-- Begin Information shown --

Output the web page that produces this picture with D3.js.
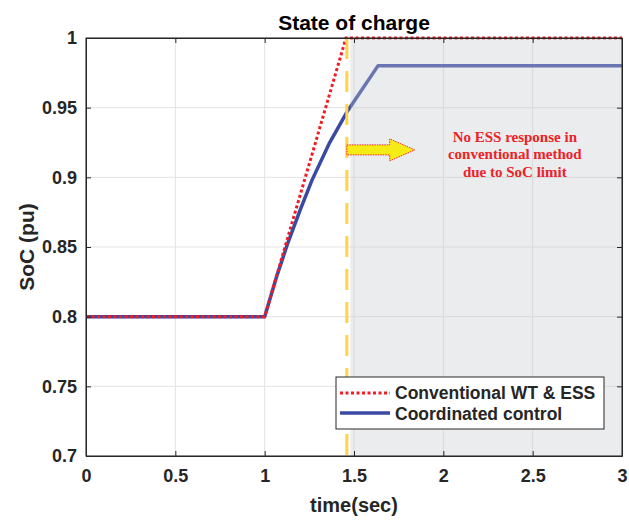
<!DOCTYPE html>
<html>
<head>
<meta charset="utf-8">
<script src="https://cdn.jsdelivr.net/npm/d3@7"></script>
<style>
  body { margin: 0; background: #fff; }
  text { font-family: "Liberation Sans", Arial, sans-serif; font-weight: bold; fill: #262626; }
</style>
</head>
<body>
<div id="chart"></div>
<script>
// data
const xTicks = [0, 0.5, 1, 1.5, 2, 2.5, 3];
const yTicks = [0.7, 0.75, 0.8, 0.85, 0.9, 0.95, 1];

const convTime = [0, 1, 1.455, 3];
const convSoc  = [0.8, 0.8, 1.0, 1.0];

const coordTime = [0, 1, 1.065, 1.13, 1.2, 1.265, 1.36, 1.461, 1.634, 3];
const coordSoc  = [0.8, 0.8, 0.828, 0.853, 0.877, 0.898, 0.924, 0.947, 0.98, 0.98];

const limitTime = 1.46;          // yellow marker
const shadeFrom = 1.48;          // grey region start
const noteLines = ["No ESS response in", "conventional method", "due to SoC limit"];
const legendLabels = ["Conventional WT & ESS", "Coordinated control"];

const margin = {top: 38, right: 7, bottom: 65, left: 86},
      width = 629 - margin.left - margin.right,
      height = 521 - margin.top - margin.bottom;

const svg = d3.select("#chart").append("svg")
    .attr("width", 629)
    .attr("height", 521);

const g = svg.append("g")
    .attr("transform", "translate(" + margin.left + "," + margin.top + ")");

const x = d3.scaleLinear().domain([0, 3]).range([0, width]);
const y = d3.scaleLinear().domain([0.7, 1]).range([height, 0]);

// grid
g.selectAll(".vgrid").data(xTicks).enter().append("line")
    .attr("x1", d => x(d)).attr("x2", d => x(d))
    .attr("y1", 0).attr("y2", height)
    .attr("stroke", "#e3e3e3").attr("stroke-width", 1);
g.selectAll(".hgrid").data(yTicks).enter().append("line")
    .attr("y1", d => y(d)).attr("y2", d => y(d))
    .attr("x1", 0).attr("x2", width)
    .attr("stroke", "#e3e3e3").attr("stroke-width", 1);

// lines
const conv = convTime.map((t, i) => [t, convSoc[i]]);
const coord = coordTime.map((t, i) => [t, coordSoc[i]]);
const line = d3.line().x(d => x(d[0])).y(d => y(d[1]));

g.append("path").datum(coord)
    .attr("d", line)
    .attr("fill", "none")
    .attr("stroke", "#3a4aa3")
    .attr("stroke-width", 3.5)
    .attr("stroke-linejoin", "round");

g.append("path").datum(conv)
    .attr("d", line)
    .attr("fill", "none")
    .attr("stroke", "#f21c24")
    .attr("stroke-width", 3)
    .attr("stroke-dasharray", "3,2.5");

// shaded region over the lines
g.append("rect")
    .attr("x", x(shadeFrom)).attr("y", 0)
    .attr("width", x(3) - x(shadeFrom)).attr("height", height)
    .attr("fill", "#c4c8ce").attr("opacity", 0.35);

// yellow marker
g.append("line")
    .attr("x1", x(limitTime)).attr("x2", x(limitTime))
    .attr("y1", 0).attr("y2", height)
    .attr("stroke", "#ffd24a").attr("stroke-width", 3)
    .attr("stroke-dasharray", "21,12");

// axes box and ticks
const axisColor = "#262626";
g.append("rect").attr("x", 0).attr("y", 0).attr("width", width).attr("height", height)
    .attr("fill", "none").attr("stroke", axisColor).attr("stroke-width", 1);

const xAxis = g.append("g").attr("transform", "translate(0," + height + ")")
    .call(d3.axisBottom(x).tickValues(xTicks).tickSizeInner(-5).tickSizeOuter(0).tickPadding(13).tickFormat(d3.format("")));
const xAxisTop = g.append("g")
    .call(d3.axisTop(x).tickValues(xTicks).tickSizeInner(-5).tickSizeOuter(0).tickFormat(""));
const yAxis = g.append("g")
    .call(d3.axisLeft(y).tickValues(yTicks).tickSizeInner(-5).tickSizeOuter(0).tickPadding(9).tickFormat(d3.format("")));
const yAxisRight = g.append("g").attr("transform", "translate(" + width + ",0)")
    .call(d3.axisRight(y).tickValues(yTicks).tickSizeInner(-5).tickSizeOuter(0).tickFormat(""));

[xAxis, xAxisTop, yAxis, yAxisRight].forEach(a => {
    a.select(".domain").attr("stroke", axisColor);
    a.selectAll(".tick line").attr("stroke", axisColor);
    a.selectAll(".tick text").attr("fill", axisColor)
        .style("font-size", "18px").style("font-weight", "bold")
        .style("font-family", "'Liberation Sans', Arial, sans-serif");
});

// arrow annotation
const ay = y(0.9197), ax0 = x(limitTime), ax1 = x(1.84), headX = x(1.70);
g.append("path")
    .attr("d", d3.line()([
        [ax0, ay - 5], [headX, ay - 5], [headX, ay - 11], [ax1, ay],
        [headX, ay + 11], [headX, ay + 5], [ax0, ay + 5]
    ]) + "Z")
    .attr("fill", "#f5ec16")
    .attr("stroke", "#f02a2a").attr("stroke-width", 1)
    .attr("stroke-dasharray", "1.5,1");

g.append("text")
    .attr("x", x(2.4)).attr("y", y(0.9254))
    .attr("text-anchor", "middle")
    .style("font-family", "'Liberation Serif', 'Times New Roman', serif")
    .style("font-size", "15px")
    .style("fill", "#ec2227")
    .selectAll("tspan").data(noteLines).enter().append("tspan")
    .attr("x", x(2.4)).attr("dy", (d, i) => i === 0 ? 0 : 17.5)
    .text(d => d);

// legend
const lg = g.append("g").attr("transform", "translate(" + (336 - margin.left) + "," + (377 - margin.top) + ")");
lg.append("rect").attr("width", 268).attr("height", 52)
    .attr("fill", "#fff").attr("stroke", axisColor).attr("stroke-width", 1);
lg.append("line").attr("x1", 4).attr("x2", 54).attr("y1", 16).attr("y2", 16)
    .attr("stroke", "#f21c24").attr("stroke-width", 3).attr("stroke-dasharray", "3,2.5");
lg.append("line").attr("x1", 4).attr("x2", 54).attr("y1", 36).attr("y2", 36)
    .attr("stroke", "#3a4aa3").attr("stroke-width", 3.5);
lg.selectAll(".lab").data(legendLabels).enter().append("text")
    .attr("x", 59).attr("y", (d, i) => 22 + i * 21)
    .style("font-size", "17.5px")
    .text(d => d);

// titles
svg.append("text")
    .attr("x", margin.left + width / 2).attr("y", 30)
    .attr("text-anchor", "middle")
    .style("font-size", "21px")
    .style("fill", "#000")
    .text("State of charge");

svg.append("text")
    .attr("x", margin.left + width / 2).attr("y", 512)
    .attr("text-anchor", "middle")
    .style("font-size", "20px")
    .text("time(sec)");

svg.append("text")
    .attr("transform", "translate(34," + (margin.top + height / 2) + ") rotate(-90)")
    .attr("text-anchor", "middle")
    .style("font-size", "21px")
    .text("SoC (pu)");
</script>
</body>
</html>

-- End Information shown --

**Task goal**
Write out exactly the lines between the start of the data and the line with "0.947, 0.98, 0.98];", including both, but none of the pictures.

**Solution to this task**
Output the web page that produces this picture with D3.js.
<!DOCTYPE html>
<html>
<head>
<meta charset="utf-8">
<script src="https://cdn.jsdelivr.net/npm/d3@7"></script>
<style>
  body { margin: 0; background: #fff; }
  text { font-family: "Liberation Sans", Arial, sans-serif; font-weight: bold; fill: #262626; }
</style>
</head>
<body>
<div id="chart"></div>
<script>
// data
const xTicks = [0, 0.5, 1, 1.5, 2, 2.5, 3];
const yTicks = [0.7, 0.75, 0.8, 0.85, 0.9, 0.95, 1];

const convTime = [0, 1, 1.455, 3];
const convSoc  = [0.8, 0.8, 1.0, 1.0];

const coordTime = [0, 1, 1.065, 1.13, 1.2, 1.265, 1.36, 1.461, 1.634, 3];
const coordSoc  = [0.8, 0.8, 0.828, 0.853, 0.877, 0.898, 0.924, 0.947, 0.98, 0.98];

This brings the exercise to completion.